» Problem to work on: All the data must come back unchanged, except that pictures are left out.

» Data excerpt:

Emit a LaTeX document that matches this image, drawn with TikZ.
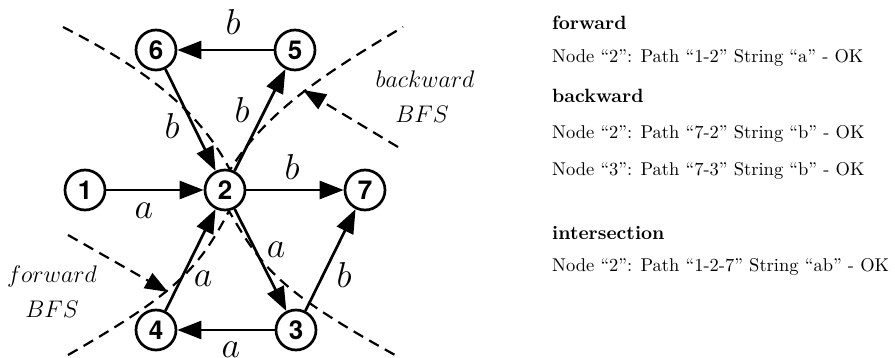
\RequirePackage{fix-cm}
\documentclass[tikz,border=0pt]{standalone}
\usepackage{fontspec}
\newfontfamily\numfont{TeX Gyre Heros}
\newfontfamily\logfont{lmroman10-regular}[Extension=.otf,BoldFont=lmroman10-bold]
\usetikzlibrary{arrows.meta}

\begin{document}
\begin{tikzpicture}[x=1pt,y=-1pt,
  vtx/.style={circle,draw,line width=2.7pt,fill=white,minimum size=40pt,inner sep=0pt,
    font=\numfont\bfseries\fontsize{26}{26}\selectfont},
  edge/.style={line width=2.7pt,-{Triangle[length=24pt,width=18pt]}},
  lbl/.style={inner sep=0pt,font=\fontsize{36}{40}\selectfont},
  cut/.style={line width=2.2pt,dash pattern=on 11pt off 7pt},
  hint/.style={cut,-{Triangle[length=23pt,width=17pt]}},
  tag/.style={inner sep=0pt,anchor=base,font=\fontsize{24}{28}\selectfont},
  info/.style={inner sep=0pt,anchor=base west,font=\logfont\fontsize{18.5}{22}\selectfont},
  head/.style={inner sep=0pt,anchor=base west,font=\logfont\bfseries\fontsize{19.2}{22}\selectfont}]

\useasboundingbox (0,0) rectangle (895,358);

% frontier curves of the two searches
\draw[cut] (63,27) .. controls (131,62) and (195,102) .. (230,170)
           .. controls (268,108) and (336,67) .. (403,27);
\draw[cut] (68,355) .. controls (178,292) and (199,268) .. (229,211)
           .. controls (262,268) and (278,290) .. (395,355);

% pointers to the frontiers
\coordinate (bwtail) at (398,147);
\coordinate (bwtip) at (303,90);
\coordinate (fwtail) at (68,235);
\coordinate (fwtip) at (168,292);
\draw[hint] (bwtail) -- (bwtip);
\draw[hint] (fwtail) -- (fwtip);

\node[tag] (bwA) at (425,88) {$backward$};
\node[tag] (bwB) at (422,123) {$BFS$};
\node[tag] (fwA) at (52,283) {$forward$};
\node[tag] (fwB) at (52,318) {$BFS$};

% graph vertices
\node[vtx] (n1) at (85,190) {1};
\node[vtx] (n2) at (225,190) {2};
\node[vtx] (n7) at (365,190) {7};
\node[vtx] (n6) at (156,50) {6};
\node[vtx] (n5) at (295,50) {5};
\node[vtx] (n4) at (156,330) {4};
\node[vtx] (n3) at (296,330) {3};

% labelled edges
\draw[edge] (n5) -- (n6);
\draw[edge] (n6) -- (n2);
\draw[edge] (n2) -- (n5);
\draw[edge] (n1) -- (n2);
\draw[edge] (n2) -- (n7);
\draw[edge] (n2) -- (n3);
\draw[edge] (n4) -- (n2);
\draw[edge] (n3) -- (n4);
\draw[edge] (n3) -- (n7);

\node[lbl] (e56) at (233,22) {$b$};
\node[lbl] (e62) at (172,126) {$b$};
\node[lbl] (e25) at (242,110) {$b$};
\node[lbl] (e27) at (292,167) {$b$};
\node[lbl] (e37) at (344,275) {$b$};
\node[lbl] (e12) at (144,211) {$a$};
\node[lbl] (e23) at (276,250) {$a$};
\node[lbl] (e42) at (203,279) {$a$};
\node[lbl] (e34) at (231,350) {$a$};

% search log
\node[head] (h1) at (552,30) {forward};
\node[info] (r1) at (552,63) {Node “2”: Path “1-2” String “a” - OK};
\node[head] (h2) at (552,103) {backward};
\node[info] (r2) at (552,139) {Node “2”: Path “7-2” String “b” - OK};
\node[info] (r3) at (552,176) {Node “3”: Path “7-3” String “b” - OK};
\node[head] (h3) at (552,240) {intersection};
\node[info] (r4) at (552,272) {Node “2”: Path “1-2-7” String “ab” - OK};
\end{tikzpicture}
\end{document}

» Reply to the exercise:
Emit a LaTeX document that matches this image, drawn with TikZ.
\RequirePackage{fix-cm}
\documentclass[tikz,border=0pt]{standalone}
\usepackage{fontspec}
\newfontfamily\numfont{TeX Gyre Heros}
\newfontfamily\logfont{lmroman10-regular}[Extension=.otf,BoldFont=lmroman10-bold]
\usetikzlibrary{arrows.meta}

\begin{document}
\begin{tikzpicture}[x=1pt,y=-1pt,
  vtx/.style={circle,draw,line width=2.7pt,fill=white,minimum size=40pt,inner sep=0pt,
    font=\numfont\bfseries\fontsize{26}{26}\selectfont},
  edge/.style={line width=2.7pt,-{Triangle[length=24pt,width=18pt]}},
  lbl/.style={inner sep=0pt,font=\fontsize{36}{40}\selectfont},
  cut/.style={line width=2.2pt,dash pattern=on 11pt off 7pt},
  hint/.style={cut,-{Triangle[length=23pt,width=17pt]}},
  tag/.style={inner sep=0pt,anchor=base,font=\fontsize{24}{28}\selectfont},
  info/.style={inner sep=0pt,anchor=base west,font=\logfont\fontsize{18.5}{22}\selectfont},
  head/.style={inner sep=0pt,anchor=base west,font=\logfont\bfseries\fontsize{19.2}{22}\selectfont}]

\useasboundingbox (0,0) rectangle (895,358);

% frontier curves of the two searches
\draw[cut] (63,27) .. controls (131,62) and (195,102) .. (230,170)
           .. controls (268,108) and (336,67) .. (403,27);
\draw[cut] (68,355) .. controls (178,292) and (199,268) .. (229,211)
           .. controls (262,268) and (278,290) .. (395,355);

% pointers to the frontiers
\coordinate (bwtail) at (398,147);
\coordinate (bwtip) at (303,90);
\coordinate (fwtail) at (68,235);
\coordinate (fwtip) at (168,292);
\draw[hint] (bwtail) -- (bwtip);
\draw[hint] (fwtail) -- (fwtip);

\node[tag] (bwA) at (425,88) {$backward$};
\node[tag] (bwB) at (422,123) {$BFS$};
\node[tag] (fwA) at (52,283) {$forward$};
\node[tag] (fwB) at (52,318) {$BFS$};

% graph vertices
\node[vtx] (n1) at (85,190) {1};
\node[vtx] (n2) at (225,190) {2};
\node[vtx] (n7) at (365,190) {7};
\node[vtx] (n6) at (156,50) {6};
\node[vtx] (n5) at (295,50) {5};
\node[vtx] (n4) at (156,330) {4};
\node[vtx] (n3) at (296,330) {3};

% labelled edges
\draw[edge] (n5) -- (n6);
\draw[edge] (n6) -- (n2);
\draw[edge] (n2) -- (n5);
\draw[edge] (n1) -- (n2);
\draw[edge] (n2) -- (n7);
\draw[edge] (n2) -- (n3);
\draw[edge] (n4) -- (n2);
\draw[edge] (n3) -- (n4);
\draw[edge] (n3) -- (n7);

\node[lbl] (e56) at (233,22) {$b$};
\node[lbl] (e62) at (172,126) {$b$};
\node[lbl] (e25) at (242,110) {$b$};
\node[lbl] (e27) at (292,167) {$b$};
\node[lbl] (e37) at (344,275) {$b$};
\node[lbl] (e12) at (144,211) {$a$};
\node[lbl] (e23) at (276,250) {$a$};
\node[lbl] (e42) at (203,279) {$a$};
\node[lbl] (e34) at (231,350) {$a$};

% search log
\node[head] (h1) at (552,30) {forward};
\node[info] (r1) at (552,63) {Node “2”: Path “1-2” String “a” - OK};
\node[head] (h2) at (552,103) {backward};
\node[info] (r2) at (552,139) {Node “2”: Path “7-2” String “b” - OK};
\node[info] (r3) at (552,176) {Node “3”: Path “7-3” String “b” - OK};
\node[head] (h3) at (552,240) {intersection};
\node[info] (r4) at (552,272) {Node “2”: Path “1-2-7” String “ab” - OK};
\end{tikzpicture}
\end{document}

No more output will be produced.